Et pourtant, les travailleurs ne pourront pas esquiver le problème. Ils seront contraints de reprendre le chemin de la lutte.
Car de plus en plus la politique du gouvernement de gauche apparaît comme la soer jumelle de la politique menée auparavant par la droite. Qu'on soulève les masques et derrière, ce sont toujours les mêmes intérêts qui gouvernent, les mêmes coffres qui se remplissent.
Les travailleurs ont un rôle à jouer dans la société, c'est d'être par nature la force de contestation déterminante contre le capitalisme. Ils ne peuvent pas se permettre de démissionner devant cette tâche sous prétexte de circonstances politiques gênantes. La crise est là, des millions d'hommes en paient les conséquences. Eh bien, il faut qu'ils trouvent dans la classe ouvrière un pôle de ralliement. Il faut que la classe ouvrière joue son rôle politique dans la société.
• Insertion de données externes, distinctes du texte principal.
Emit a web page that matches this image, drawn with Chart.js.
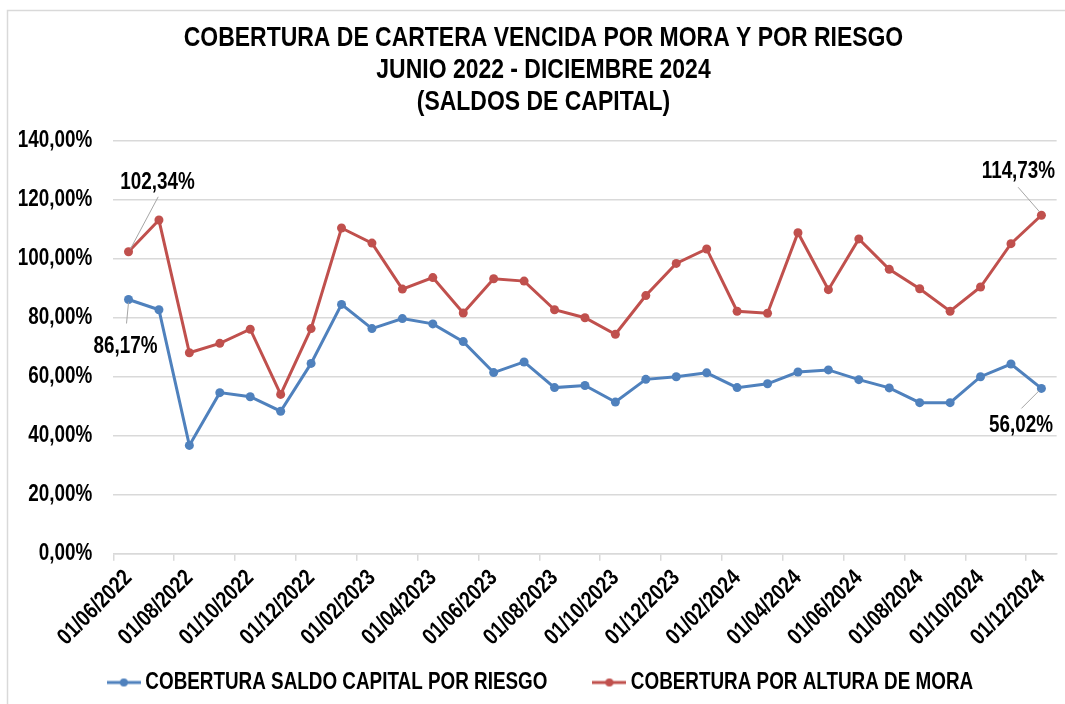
<!DOCTYPE html>
<html><head><meta charset="utf-8">
<script src="https://cdn.jsdelivr.net/npm/chart.js@4.4.1/dist/chart.umd.min.js"></script>
<style>html,body{margin:0;padding:0;background:#fff;}#wrap{width:1065px;height:704px;position:relative;}</style>
</head><body><div id="wrap"><canvas id="c" width="1065" height="704"></canvas></div>
<script>
const categories = ["01/06/2022","01/07/2022","01/08/2022","01/09/2022","01/10/2022","01/11/2022","01/12/2022",
  "01/01/2023","01/02/2023","01/03/2023","01/04/2023","01/05/2023","01/06/2023","01/07/2023","01/08/2023","01/09/2023","01/10/2023","01/11/2023","01/12/2023",
  "01/01/2024","01/02/2024","01/03/2024","01/04/2024","01/05/2024","01/06/2024","01/07/2024","01/08/2024","01/09/2024","01/10/2024","01/11/2024","01/12/2024"];
const riesgo = [86.17,82.7,36.7,54.6,53.2,48.3,64.5,84.5,76.3,79.7,77.9,71.9,61.4,65.0,56.3,57.0,51.4,59.1,60.0,61.3,56.3,57.6,61.6,62.3,59.0,56.2,51.2,51.2,60.0,64.3,56.02];
const mora = [102.34,113.1,68.1,71.3,76.1,54.0,76.3,110.4,105.3,89.7,93.6,81.6,93.2,92.4,82.7,80.0,74.4,87.5,98.4,103.3,82.2,81.5,108.8,89.5,106.7,96.4,89.8,82.2,90.4,105.1,114.73];
const seriesNames = ["COBERTURA SALDO CAPITAL POR RIESGO","COBERTURA POR ALTURA DE MORA"];
const titleLines = ["COBERTURA DE CARTERA VENCIDA POR MORA Y POR RIESGO","JUNIO 2022 - DICIEMBRE 2024","(SALDOS DE CAPITAL)"];
const yMin = 0, yMax = 140, yStep = 20;

const FONT = "'Liberation Sans',Arial,sans-serif";
const BLUE = '#4F81BD', RED = '#C0504D', GRID = '#d9d9d9';
const fmt = v => v.toFixed(2).replace('.', ',') + '%';

// emulate a narrow face (Arial Narrow) by horizontally condensing the text
const canvas = document.getElementById('c');
const ctx2d = canvas.getContext('2d');
const SX = 0.82;
const origMeasure = ctx2d.measureText.bind(ctx2d);
const origFill = ctx2d.fillText.bind(ctx2d);
ctx2d.measureText = function(t){
  const m = origMeasure(t);
  return {width: m.width * SX, actualBoundingBoxAscent: m.actualBoundingBoxAscent, actualBoundingBoxDescent: m.actualBoundingBoxDescent,
    actualBoundingBoxLeft: m.actualBoundingBoxLeft * SX, actualBoundingBoxRight: m.actualBoundingBoxRight * SX,
    fontBoundingBoxAscent: m.fontBoundingBoxAscent, fontBoundingBoxDescent: m.fontBoundingBoxDescent};
};
ctx2d.fillText = function(t, x, y, mw){
  const w = origMeasure(t).width * SX;
  if (!(w > 0)) return;
  origFill(t, x, y, (mw !== undefined && mw < w) ? mw : w);
};

function legendImg(color){
  const c = document.createElement('canvas'); c.width = 34; c.height = 12;
  const g = c.getContext('2d');
  g.strokeStyle = color; g.lineWidth = 3; g.beginPath(); g.moveTo(0,6); g.lineTo(34,6); g.stroke();
  g.fillStyle = color; g.beginPath(); g.arc(17,6,4,0,Math.PI*2); g.fill();
  return c;
}
const legendImgs = [legendImg(BLUE), legendImg(RED)];

// labelled points: dataset index, point index, label offsets relative to the point
const callouts = [
  {ds:1, i:0, dx:29, dy:-69, l1:[2,-3], l2:[29.7,-55]},
  {ds:0, i:0, dx:-3, dy:47, l1:[0,3], l2:[-2,24]},
  {ds:1, i:30, dx:-23, dy:-43.6, l1:[-2,-3.6], l2:[-23.3,-28]},
  {ds:0, i:30, dx:-20.3, dy:37.4, l1:[-2,2], l2:[-20,20]}
];

const framePlugin = {
  id:'frame',
  beforeDraw(chart){
    const ctx = chart.ctx;
    ctx.save();
    ctx.fillStyle = '#fff'; ctx.fillRect(0,0,chart.width,chart.height);
    ctx.strokeStyle = GRID; ctx.lineWidth = 1.5;
    ctx.strokeRect(7.5, 10.5, chart.width + 20, chart.height + 20);
    ctx.restore();
  },
  afterDatasetsDraw(chart){
    const ctx = chart.ctx;
    ctx.save();
    ctx.font = "bold 23px " + FONT;
    ctx.textAlign = 'center'; ctx.textBaseline = 'middle';
    callouts.forEach(c => {
      const el = chart.getDatasetMeta(c.ds).data[c.i];
      const x = el.x, y = el.y;
      ctx.strokeStyle = '#a6a6a6'; ctx.lineWidth = 1;
      ctx.beginPath(); ctx.moveTo(x + c.l1[0], y + c.l1[1]); ctx.lineTo(x + c.l2[0], y + c.l2[1]); ctx.stroke();
      ctx.fillStyle = '#000';
      const v = chart.data.datasets[c.ds].data[c.i];
      ctx.fillText(fmt(v), x + c.dx, y + c.dy);
    });
    ctx.restore();
  }
};

const noClip = () => null;

new Chart(canvas, {
  type:'line',
  data:{
    labels: categories,
    datasets:[
      {label: seriesNames[0], data: riesgo, borderColor: BLUE, backgroundColor: BLUE, borderWidth: 3, pointRadius: 4.5, pointHoverRadius: 4.5, pointBackgroundColor: BLUE, pointBorderWidth: 0, tension: 0},
      {label: seriesNames[1], data: mora, borderColor: RED, backgroundColor: RED, borderWidth: 3, pointRadius: 4.5, pointHoverRadius: 4.5, pointBackgroundColor: RED, pointBorderWidth: 0, tension: 0}
    ]
  },
  options:{
    responsive:false, animation:false, devicePixelRatio:1,
    layout:{padding:{left:27, right:5, top:0, bottom:0}},
    plugins:{
      title:{display:true, text:titleLines, color:'#000', font:{family:FONT, size:28, weight:'bold', lineHeight:32/28}, padding:{top:22, bottom:22.7}},
      legend:{position:'bottom', labels:{usePointStyle:true, pointStyleWidth:20, padding:52, color:'#000', font:{family:FONT, size:23, weight:'bold'},
        generateLabels(chart){
          const items = Chart.defaults.plugins.legend.labels.generateLabels(chart);
          items.forEach((it, k) => { it.pointStyle = legendImgs[k]; });
          return items;
        }}},
      tooltip:{enabled:false}
    },
    scales:{
      x:{
        offset:true,
        grid:{offset:true, drawOnChartArea:false, drawTicks:true, tickLength:7, lineWidth:1.5,
          color: ctx => (ctx.index % 2 === 0 ? GRID : 'rgba(0,0,0,0)'),
          tickColor: ctx => (ctx.index % 2 === 0 ? GRID : 'rgba(0,0,0,0)')},
        border:{display:true, color:GRID, width:1.5},
        ticks:{autoSkip:false, minRotation:45, maxRotation:45, padding:4, color:'#000', font:{family:FONT, size:23, weight:'bold'},
          callback(v, i){ return i % 2 === 0 ? categories[i] : ''; }},
        afterFit(s){ s.height = 65.3; s._computeLabelArea = noClip; }
      },
      y:{
        min:yMin, max:yMax,
        grid:{color:GRID, lineWidth:1.5, drawTicks:false},
        border:{display:false},
        ticks:{stepSize:yStep, padding:21, color:'#000', font:{family:FONT, size:23, weight:'bold'}, callback: v => fmt(v)},
        afterFit(s){ s.width = 86.3; s._computeLabelArea = noClip; }
      }
    }
  },
  plugins:[framePlugin]
});
</script></body></html>
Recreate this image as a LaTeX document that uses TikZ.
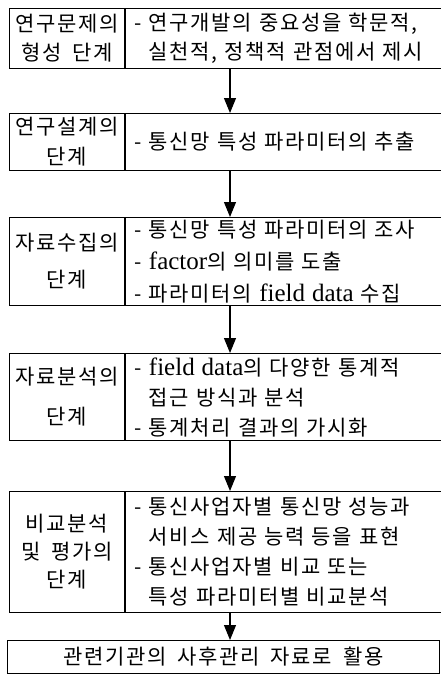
\documentclass[tikz,border=0pt]{standalone}
\usepackage{fontspec}
\setmainfont{Noto Sans CJK KR}[WordSpace=1.7, LetterSpace=8]
\newfontfamily\latfont{Liberation Serif}
\newcommand{\lat}[1]{{\latfont\fontsize{25}{30}\selectfont #1}}
\usetikzlibrary{arrows.meta}

\tikzset{
  stagebox/.style={draw, line width=1.1pt, minimum width=115pt, inner sep=0pt,
    align=center, anchor=north west},
  taskbox/.style={draw, line width=1.1pt, text width=304pt,
    inner xsep=9pt, inner ysep=0pt, align=left, anchor=north west},
  flow/.style={line width=1.1pt, -{Triangle[length=15pt,width=12pt]}}
}

\begin{document}
\begin{tikzpicture}[x=1pt, y=-1pt, font=\fontsize{21}{30}\selectfont]
    \useasboundingbox (0,0) rectangle (441,685);
    \coordinate (spine) at (230,0);

    % Stage 1
    \node[stagebox, minimum height=60pt] (s1) at (9,8) {연구문제의\\[-1pt]형성 단계};
    \node[taskbox, minimum height=60pt] (t1) at (s1.north east)
        {- 연구개발의 중요성을 학문적,\\[-1pt]\phantom{- }실천적, 정책적 관점에서 제시};

    % Stage 2
    \node[stagebox, minimum height=57pt] (s2) at (9,113) {연구설계의\\단계};
    \node[taskbox, minimum height=57pt] (t2) at (s2.north east)
        {- 통신망 특성 파라미터의 추출};

    % Stage 3
    \node[stagebox, minimum height=88pt] (s3) at (9,217) {자료수집의\\[7pt]단계};
    \node[taskbox, minimum height=88pt] (t3) at (s3.north east)
        {- 통신망 특성 파라미터의 조사\\[2pt]- \lat{factor}의 의미를 도출\\[2pt]- 파라미터의 \lat{field data} 수집};

    % Stage 4
    \node[stagebox, minimum height=87pt] (s4) at (9,353) {자료분석의\\[10pt]단계};
    \node[taskbox, minimum height=87pt] (t4) at (s4.north east)
        {- \lat{field data}의 다양한 통계적\\\phantom{- }접근 방식과 분석\\- 통계처리 결과의 가시화};

    % Stage 5
    \node[stagebox, minimum height=121pt] (s5) at (9,491) {비교분석\\[-2pt]및 평가의\\[-2pt]단계};
    \node[taskbox, minimum height=121pt] (t5) at (s5.north east)
        {- 통신사업자별 통신망 성능과\\\phantom{- }서비스 제공 능력 등을 표현\\- 통신사업자별 비교 또는\\\phantom{- }특성 파라미터별 비교분석};

    % Result
    \node[draw, line width=1.1pt, minimum width=432pt, minimum height=33pt,
        inner sep=0pt, anchor=north west] (use) at (7,640) {관련기관의 사후관리 자료로 활용};

    % Flow
    \draw[flow] (t1.south -| spine) -- (t2.north -| spine);
    \draw[flow] (t2.south -| spine) -- (t3.north -| spine);
    \draw[flow] (t3.south -| spine) -- (t4.north -| spine);
    \draw[flow] (t4.south -| spine) -- (t5.north -| spine);
    \draw[flow] (t5.south -| spine) -- (use.north -| spine);
\end{tikzpicture}
\end{document}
Sinon sa carence risquerait de détourner d'elle ceux qu'elle peut avoir comme alliés, le risque est même de les voir se muer en ennemis.
Amener les travailleurs à jouer leur rôle dans les luttes politiques à venir, c'est la tâche de tous les militants ouvriers conscients, de tous ceux qui savent que l'avenir de la société dépend de l'intervention des exploités.